What is expected: Retype word for word the first line of the listing and each line after it up to the line with "1e-5, 5e-6, 1e-6]", with the pictures taken out.

+===+

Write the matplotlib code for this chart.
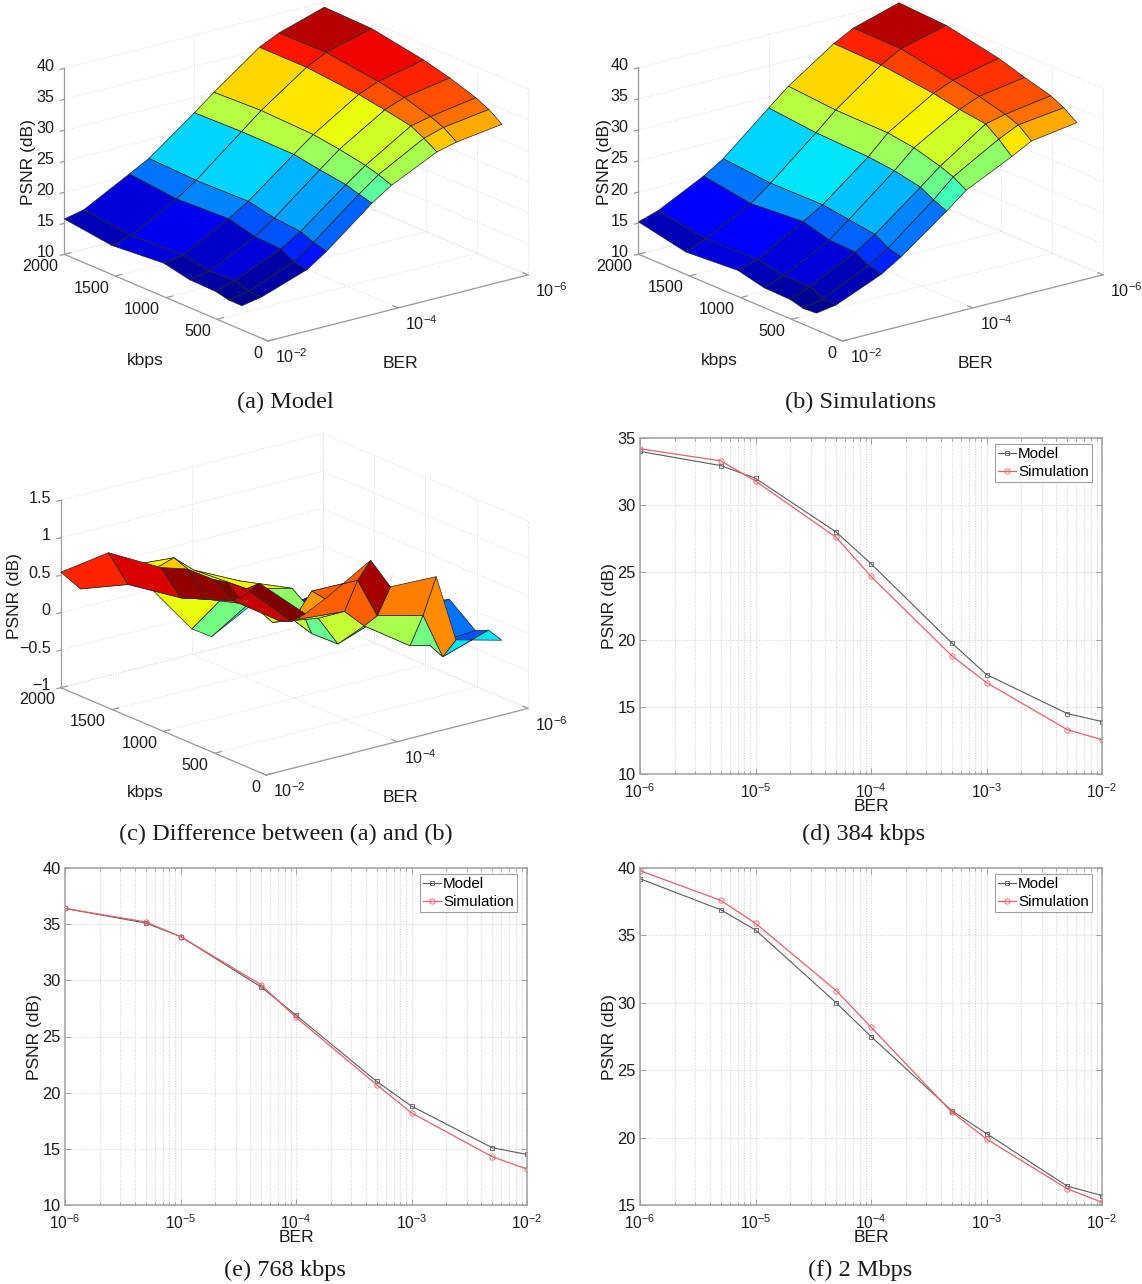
import numpy as np
import matplotlib
matplotlib.use("Agg")
import matplotlib.pyplot as plt
from mpl_toolkits.mplot3d import proj3d

W, H = 1142, 1284
plt.rcParams['font.family'] = ['Liberation Sans', 'DejaVu Sans']
plt.rcParams['mathtext.default'] = 'regular'
TEXT = '#1c1c1c'

# surface grid: rows follow kbps, columns follow BER
kbps_values = [256, 384, 512, 768, 1024, 1536, 2000]
ber_values = [1e-2, 5e-3, 1e-3, 5e-4, 1e-4, 5e-5, 1e-5, 5e-6, 1e-6]

model_psnr = [
    [13.9, 14.5, 17.05, 19.2, 25.1, 27.2, 30.7, 31.5, 32.5],
    [13.9, 14.5, 17.4, 19.75, 25.65, 28.0, 32.0, 32.95, 34.0],
    [14.4, 15.4, 18.6, 20.6, 26.3, 28.6, 33.1, 33.8, 35.0],
    [14.5, 15.1, 18.8, 21.0, 26.9, 29.4, 33.9, 35.1, 36.4],
    [15.4, 15.9, 19.9, 21.9, 27.6, 30.0, 34.6, 35.9, 37.5],
    [14.7, 15.5, 19.5, 21.7, 27.7, 30.3, 35.4, 37.0, 39.0],
    [15.7, 16.4, 20.3, 22.0, 27.5, 30.0, 35.4, 36.9, 39.2],
]
sim_psnr = [
    [12.7, 13.2, 16.3, 18.3, 23.8, 26.35, 29.9, 31.6, 32.7],
    [12.55, 13.3, 16.8, 18.8, 24.7, 27.6, 31.8, 33.3, 34.2],
    [13.1, 14.4, 18.05, 20.1, 25.85, 28.4, 33.35, 34.1, 35.25],
    [13.2, 14.3, 18.2, 20.7, 26.7, 29.6, 33.9, 35.2, 36.4],
    [14.2, 15.2, 19.4, 21.3, 27.15, 30.2, 34.7, 36.0, 37.7],
    [13.6, 14.9, 18.7, 21.2, 27.45, 30.3, 35.7, 37.5, 39.4],
    [15.2, 16.2, 19.9, 21.9, 28.2, 30.9, 35.9, 37.6, 39.8],
]
diff_psnr = [
    [1.2, 1.34, 0.78, 0.91, 1.27, 0.85, 0.83, -0.08, -0.24],
    [1.35, 1.19, 0.6, 0.94, 0.93, 0.39, 0.24, -0.38, -0.18],
    [1.31, 0.96, 0.54, 0.49, 0.44, 0.18, -0.24, -0.3, -0.26],
    [1.3, 0.83, 0.6, 0.3, 0.2, -0.21, 0.01, -0.1, 0.01],
    [1.17, 0.7, 0.51, 0.6, 0.45, -0.22, -0.1, -0.1, -0.2],
    [1.07, 0.58, 0.78, 0.55, 0.25, 0.0, -0.3, -0.5, -0.4],
    [0.54, 0.25, 0.4, 0.1, -0.66, -0.83, -0.5, -0.7, -0.6],
]

kbps_ticks = [0, 500, 1000, 1500, 2000]
ber_exp_ticks = [2, 4, 6]
z_ticks_psnr = [10, 15, 20, 25, 30, 35, 40]
z_ticks_diff = [-1, -0.5, 0, 0.5, 1, 1.5]
z_labels_diff = ['\u22121', '\u22120.5', '0', '0.5', '1', '1.5']

fig = plt.figure(figsize=(W / 100, H / 100), dpi=100)
jet = plt.get_cmap('jet', 64)


def fig_text(x, y, s, **kw):
    return fig.text(x / W, 1 - y / H, s, color=TEXT, **kw)


def to_2d(ax, x, y, z):
    xp, yp, _ = proj3d.proj_transform(x, y, z, ax.get_proj())
    return xp, yp


def fit_axes(ax, zmin, corner_b, corner_c):
    # scale and move the axes so two floor corners land on given pixels
    ax.apply_aspect()
    fb = ax.transLimits.transform(to_2d(ax, 2, 0, zmin))
    fc = ax.transLimits.transform(to_2d(ax, 6, 0, zmin))
    side = (corner_c[0] - corner_b[0]) / (fc[0] - fb[0])
    left = corner_b[0] - side * fb[0]
    bottom = (H - corner_b[1]) - side * fb[1]
    ax.set_position([left / W, bottom / H, side / W, side / H])


def tick_label(ax, x, y, z, s, dx, dy, ha):
    ax.annotate(s, to_2d(ax, x, y, z), xytext=(dx, dy), textcoords='offset pixels',
                ha=ha, va='center', fontsize=11.6, color=TEXT, annotation_clip=False)


def surface_panel(Z, clim, corner_b, corner_c, zlim, zticks, zlabels, kbps_xy, ber_xy, psnr_xy, caption, cap_xy):
    ax = fig.add_axes([0, 0, 0.4, 0.4], projection='3d', proj_type='ortho', computed_zorder=False)
    ax.view_init(elev=19.2, azim=232.3)
    ax.set_box_aspect((328.6, 333, 197))
    ax.set_xlim(2, 6)
    ax.set_ylim(0, 2000)
    ax.set_zlim(*zlim)
    ax.set_axis_off()
    ax.patch.set_visible(False)
    fit_axes(ax, zlim[0], corner_b, corner_c)

    # dotted grid on floor and the two back walls
    grid = dict(color='#dadada', lw=0.7, ls=':', zorder=1)
    for e in ber_exp_ticks:
        ax.plot([e, e], [0, 2000], [zlim[0], zlim[0]], **grid)
        ax.plot([e, e], [2000, 2000], zlim, **grid)
    for k in kbps_ticks:
        ax.plot([2, 6], [k, k], [zlim[0], zlim[0]], **grid)
        ax.plot([6, 6], [k, k], zlim, **grid)
    for z in zticks:
        ax.plot([2, 6], [2000, 2000], [z, z], **grid)
        ax.plot([6, 6], [0, 2000], [z, z], **grid)

    # axis lines and ticks
    line = dict(color='#9a9a9a', lw=0.9, zorder=2)
    ax.plot([2, 2], [2000, 2000], zlim, **line)
    ax.plot([2, 2], [0, 2000], [zlim[0], zlim[0]], **line)
    ax.plot([2, 6], [0, 0], [zlim[0], zlim[0]], **line)
    for z, s in zip(zticks, zlabels):
        ax.plot([1.94, 2], [2000, 2000], [z, z], **line)
        tick_label(ax, 2, 2000, z, s, -10, 2, 'right')
    for k in kbps_ticks:
        ax.plot([2, 2.1], [k, k], [zlim[0], zlim[0]], **line)
        tick_label(ax, 2, k, zlim[0], str(k), -6, -12, 'right')
    for e in ber_exp_ticks:
        ax.plot([e, e], [0, 50], [zlim[0], zlim[0]], **line)
        tick_label(ax, e, 0, zlim[0], '$10^{-%d}$' % e, 7, -16, 'left')

    Z = np.array(Z)
    X, Y = np.meshgrid(-np.log10(ber_values), kbps_values)
    norm = plt.Normalize(*clim)
    ax.plot_surface(X, Y, Z, rstride=1, cstride=1, facecolors=jet(norm(Z)), shade=False,
                    edgecolor='#262626', linewidth=0.5, antialiased=True, zorder=5)

    fig_text(*kbps_xy, 'kbps', fontsize=12.6, ha='center', va='center')
    fig_text(*ber_xy, 'BER', fontsize=12.6, ha='center', va='center')
    fig_text(*psnr_xy, 'PSNR (dB)', fontsize=12.6, ha='center', va='center', rotation=90)
    fig_text(*cap_xy, caption, fontsize=17.6, ha='center', va='center', family='Liberation Serif')


def line_panel(row, box, ylim, yticks, caption, cap_xy):
    left, right, top, bottom = box
    ax = fig.add_axes([left / W, 1 - bottom / H, (right - left) / W, (bottom - top) / H])
    ax.semilogx(ber_values, model_psnr[row], '-s', color='#5c5c5c', lw=0.8, ms=3.2, mfc='none', mew=0.6, label='Model')
    ax.semilogx(ber_values, sim_psnr[row], '-o', color='#e8606a', lw=0.9, ms=3.8, mfc='none', mew=0.6, label='Simulation')
    ax.set_xlim(1e-6, 1e-2)
    ax.set_ylim(*ylim)
    ax.set_yticks(yticks)
    ax.set_xticks([1e-6, 1e-5, 1e-4, 1e-3, 1e-2])
    ax.set_xticklabels(['$10^{-%d}$' % e for e in [6, 5, 4, 3, 2]], fontsize=11.2)
    ax.grid(True, which='major', axis='y', color='#d2d2d2', lw=0.7, ls=':')
    ax.grid(True, which='both', axis='x', color='#cccccc', lw=0.7, ls=':')
    ax.tick_params(which='both', direction='in', top=True, right=True, color='#a0a0a0', labelcolor=TEXT, width=0.7)
    ax.tick_params(axis='y', which='major', length=4, pad=3, labelsize=11.8)
    ax.tick_params(axis='x', which='major', length=4, pad=6)
    ax.tick_params(which='minor', length=2)
    ax.tick_params(axis='x', which='minor', labelbottom=False)
    for spine in ax.spines.values():
        spine.set_color('#a0a0a0')
        spine.set_linewidth(1.1)
    ax.set_xlabel('BER', fontsize=12.6, color=TEXT, labelpad=-1.5)
    ax.set_ylabel('PSNR (dB)', fontsize=12.6, color=TEXT, labelpad=0)
    ax.legend(loc='upper right', fontsize=10.9, fancybox=False, framealpha=1, edgecolor='#a0a0a0',
              bbox_to_anchor=(0.978, 0.982), borderaxespad=0, handlelength=1.15, labelspacing=0.25,
              handletextpad=0.15, borderpad=0.2).get_frame().set_linewidth(0.8)
    fig_text(*cap_xy, caption, fontsize=17.6, ha='center', va='center', family='Liberation Serif')


surface_panel(model_psnr, (13.4, 38.4), (268, 341), (528, 275), (10, 40), z_ticks_psnr, [str(t) for t in z_ticks_psnr],
              (145, 360), (400, 364), (28, 162), '(a) Model', (285, 402))
surface_panel(sim_psnr, (11.9, 39.2), (842.5, 341), (1103, 275), (10, 40), z_ticks_psnr, [str(t) for t in z_ticks_psnr],
              (719, 360), (975, 364), (604, 162), '(b) Simulations', (861, 402))
surface_panel(diff_psnr, (-0.83, 1.35), (266, 775), (528, 709), (-1, 1.5), z_ticks_diff, z_labels_diff,
              (145, 793), (400, 797), (15, 596), '(c) Difference between (a) and (b)', (286, 834))

line_panel(1, (640, 1102, 438, 774), (10, 35), [10, 15, 20, 25, 30, 35], '(d) 384 kbps', (864, 834))
line_panel(3, (65, 527, 868, 1205), (10, 40), [10, 15, 20, 25, 30, 35, 40], '(e) 768 kbps', (285, 1270))
line_panel(6, (640, 1102, 868, 1205), (15, 40), [15, 20, 25, 30, 35, 40], '(f) 2 Mbps', (860, 1270))

fig.savefig('out.png', dpi=100)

+===+

Reply to the task:
Write the matplotlib code for this chart.
import numpy as np
import matplotlib
matplotlib.use("Agg")
import matplotlib.pyplot as plt
from mpl_toolkits.mplot3d import proj3d

W, H = 1142, 1284
plt.rcParams['font.family'] = ['Liberation Sans', 'DejaVu Sans']
plt.rcParams['mathtext.default'] = 'regular'
TEXT = '#1c1c1c'

# surface grid: rows follow kbps, columns follow BER
kbps_values = [256, 384, 512, 768, 1024, 1536, 2000]
ber_values = [1e-2, 5e-3, 1e-3, 5e-4, 1e-4, 5e-5, 1e-5, 5e-6, 1e-6]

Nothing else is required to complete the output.